4. Mr. Madhavan Nair the learned Counsel for the Respondent, urged before us that even if the District Judge had no jurisdiction to entertain the appeal, we should not interfere in decision with his order dismissing the application for review because his order was right on the merits and the Munsif's order granting the review was wrong on the merits. The Learned Counsel's contention was (a) that the observations in Kozhihot Sriman Vikraman v. Madathil Ananta Patter I.L.R. (1910) M. 61, on which the Munsif relied were obiter, (b) that Rundipurayil Kunhisore v. Narothi Kunhi Kannan I.L.R. (1907) M. 1 clearly decided that the tenant under a lease granted before January 1886 was bound by the terms of his contract and could not rely upon the provisions of the Improvements Act. If the question of law was clearly beyond doubt we might be disposed to accede to the arguments of the respondents' counsel. But the view taken in Kozhihot Sriman Vikraman v. Madathil Ananta Patter I.L.R. (1910) M. 61 has been followed in S.A. No. 540 of 1910 decided in November 1911.

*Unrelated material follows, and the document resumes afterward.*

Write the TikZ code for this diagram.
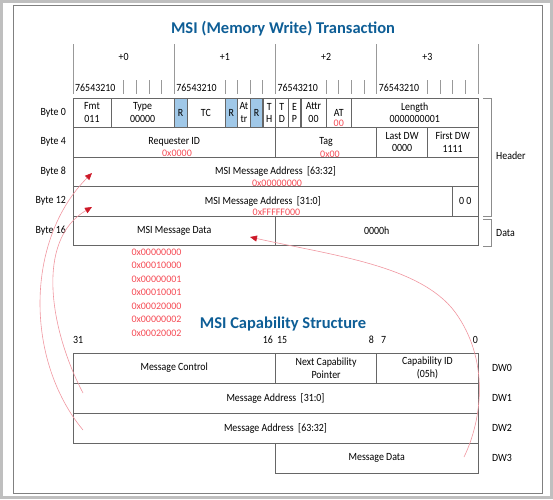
\documentclass[tikz,border=0pt]{standalone}
\usepackage{fontspec}
\setmainfont{Carlito}
\newfontfamily\condfont{Carlito}[FakeStretch=0.9]
\usetikzlibrary{positioning, arrows.meta}
\definecolor{titleblue}{RGB}{14,94,150}
\definecolor{valred}{RGB}{245,75,85}
\definecolor{linkred}{RGB}{240,150,160}
\definecolor{tipred}{RGB}{205,25,40}
\definecolor{resblue}{RGB}{160,200,232}
\newcommand{\tsz}{\condfont\fontsize{11}{12.5}\selectfont}
\newcommand{\vsz}{\fontsize{10}{11.5}\selectfont}

\begin{document}
\begin{tikzpicture}[x=1pt, y=-1pt,
	cell/.style={draw=black!60, line width=0.7pt, rectangle, inner sep=0pt, minimum height=29.5pt, font=\tsz, align=center},
	rsv/.style={cell, fill=resblue},
	val/.style={text=valred, font=\vsz, inner sep=0pt},
	lbl/.style={font=\tsz, inner sep=0pt},
	heading/.style={font=\bfseries\fontsize{16.5}{19}\selectfont, text=titleblue},
	tick/.style={draw=black!40, line width=0.7pt},
	brk/.style={draw=black!45, line width=0.7pt},
	link/.style={draw=linkred, line width=0.6pt, -{Triangle[length=7pt, width=6pt, color=tipred]}}]
	\useasboundingbox (0,0) rectangle (553,499);
	\draw[black!25, line width=3pt] (1.5,1.5) rectangle (551.5,497.5);
	\draw[black!50, line width=0.8pt] (13,5) rectangle (542,493);

	% transaction header
	\node[heading] (ttitle) at (283,29) {MSI (Memory Write) Transaction};
	\foreach \x in {73,174.25,275.5,376.75,478}
		\draw[tick] (\x,44) -- (\x,94);
	\foreach \b in {73,174.25,275.5,376.75}
		\foreach \k in {4,...,7}
			\draw[tick] ({\b+\k*12.656},80) -- ++(0,14);
	\foreach \n/\x in {0/73,1/174.25,2/275.5,3/376.75} {
		\node[lbl] (off\n) at ({\x+50.6},57) {+\n};
		\node[lbl, anchor=west] (bits\n) at ({\x+2},88) {76543210};
	}

	\foreach \i/\y in {0/112.75,4/142.25,8/171.75,12/201.25,16/231}
		\node[lbl, anchor=east] (byte\i) at (66,\y) {Byte \i};

	% byte 0
	\node[cell, minimum width=38pt] (fmt) at (92,112.75) {Fmt\\011};
	\node[cell, minimum width=63pt] (type) at (142.6,112.75) {Type\\00000};
	\node[rsv, minimum width=12.65pt] (rsv1) at (180.6,112.75) {R};
	\node[cell, minimum width=37.95pt] (tc) at (205.9,112.75) {TC};
	\node[rsv, minimum width=12.65pt] (rsv2) at (231.2,112.75) {R};
	\node[cell, minimum width=12.65pt] (attrb) at (243.9,112.75) {At\\tr};
	\node[rsv, minimum width=12.65pt] (rsv3) at (256.5,112.75) {R};
	\node[cell, minimum width=12.65pt] (th) at (269.2,112.75) {T\\H};
	\node[cell, minimum width=12.65pt] (td) at (281.8,112.75) {T\\D};
	\node[cell, minimum width=12.65pt] (ep) at (294.5,112.75) {E\\P};
	\node[cell, minimum width=25.3pt] (attr) at (313.5,112.75) {Attr\\00};
	\node[cell, minimum width=25.3pt] (at) at (338.8,112.75) {AT};
	\node[val] (atval) at (338.8,123) {00};
	\node[cell, minimum width=126.6pt] (len) at (414.7,112.75) {Length\\0000000001};

	% byte 4
	\node[cell, minimum width=202.5pt] (reqid) at (174.25,142.25) {Requester ID};
	\node[val] (reqval) at (177,153) {0x0000};
	\node[cell, minimum width=101.25pt] (tag) at (326.1,142.25) {Tag};
	\node[val] (tagval) at (330,154.5) {0x00};
	\node[cell, minimum width=50.6pt] (lastdw) at (402.05,142.25) {Last DW\\0000};
	\node[cell, minimum width=50.6pt] (firstdw) at (452.7,142.25) {First DW\\1111};

	% byte 8 to byte 16
	\node[cell, minimum width=405pt] (addrhi) at (275.5,171.75) {MSI Message Address~~[63:32]};
	\node[val] (addrhival) at (277,183) {0x00000000};
	\node[cell, minimum width=379.7pt] (addrlo) at (262.85,201.25) {MSI Message Address~~[31:0]};
	\node[val] (addrloval) at (276.5,212.5) {0xFFFFF000};
	\node[cell, minimum width=25.3pt] (zeros) at (465.35,201.25) {0 0};
	\node[cell, minimum width=202.5pt] (data) at (174.25,231) {MSI Message Data};
	\node[cell, minimum width=202.5pt] (dataval) at (376.75,231) {0000h};

	\draw[brk] (483,98) -- (491.5,98) -- (491.5,216) -- (483,216);
	\draw[brk] (483,219) -- (491.5,219) -- (491.5,246) -- (483,246);
	\node[lbl, anchor=west] (hdr) at (496,156) {Header};
	\node[lbl, anchor=west] (dat) at (496,233) {Data};

	\foreach \v [count=\i] in {0x00000000,0x00010000,0x00000001,0x00010001,0x00020000,0x00000002,0x00020002}
		\node[val] (hex\i) at (156.5,{252+(\i-1)*13.55}) {\v};

	% capability structure
	\node[heading] (ctitle) at (283,324) {MSI Capability Structure};
	\node[lbl, anchor=west] (b31) at (73,340) {31};
	\node[lbl, anchor=east] (b16) at (273,340) {16};
	\node[lbl, anchor=west] (b15) at (277,340) {15};
	\node[lbl, anchor=east] (b8) at (374,340) {8};
	\node[lbl, anchor=west] (b7) at (381,340) {7};
	\node[lbl, anchor=east] (b0) at (478,340) {0};

	\node[cell, minimum height=30pt, minimum width=202.5pt] (msgctl) at (174.25,368) {Message Control};
	\node[cell, minimum height=30pt, minimum width=101.25pt] (nextcap) at (326.1,368) {Next Capability\\Pointer};
	\node[cell, minimum height=30pt, minimum width=101.25pt] (capid) at (427.4,368) {Capability ID\\(05h)};
	\node[cell, minimum height=30pt, minimum width=405pt] (msgaddrlo) at (275.5,398) {Message Address~~[31:0]};
	\node[cell, minimum height=30pt, minimum width=405pt] (msgaddrhi) at (275.5,428) {Message Address~~[63:32]};
	\node[cell, minimum height=30pt, minimum width=202.5pt] (msgdata) at (376.75,458) {Message Data};
	\foreach \i/\y in {0/368,1/398,2/428,3/458}
		\node[lbl] (dw\i) at (502,\y) {DW\i};

	% links
	\coordinate (srchi) at (83,430);
	\coordinate (srclo) at (83,393);
	\coordinate (srcdata) at (464,457);
	\coordinate (tiphi) at (92,173);
	\coordinate (tiplo) at (92,207);
	\coordinate (tipdata) at (250,237);
	\draw[link] (srchi) .. controls (25,360) and (25,240) .. (tiphi);
	\draw[link] (srclo) .. controls (50,330) and (35,240) .. (tiplo);
	\draw[link] (srcdata) .. controls (482,420) and (490,360) .. (455,312) .. controls (420,265) and (330,255) .. (tipdata);
\end{tikzpicture}
\end{document}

5. In these circumstances we do not think that we should support the order of the District Judge, which was clearly passed without jurisdiction. If the District Judge's view is right and the District Munsif's view wrong, the plaintiffs will have their remedy by an appeal against the final decree which will be passed by the District Munsif. On the view then, that the District Judge entertained without jurisdiction the appeal from the Munsif's order granting the review application, we set aside his order and restore that of the District Munsif. The parties, will in the circumstances bear their own costs in the District court and in this Court.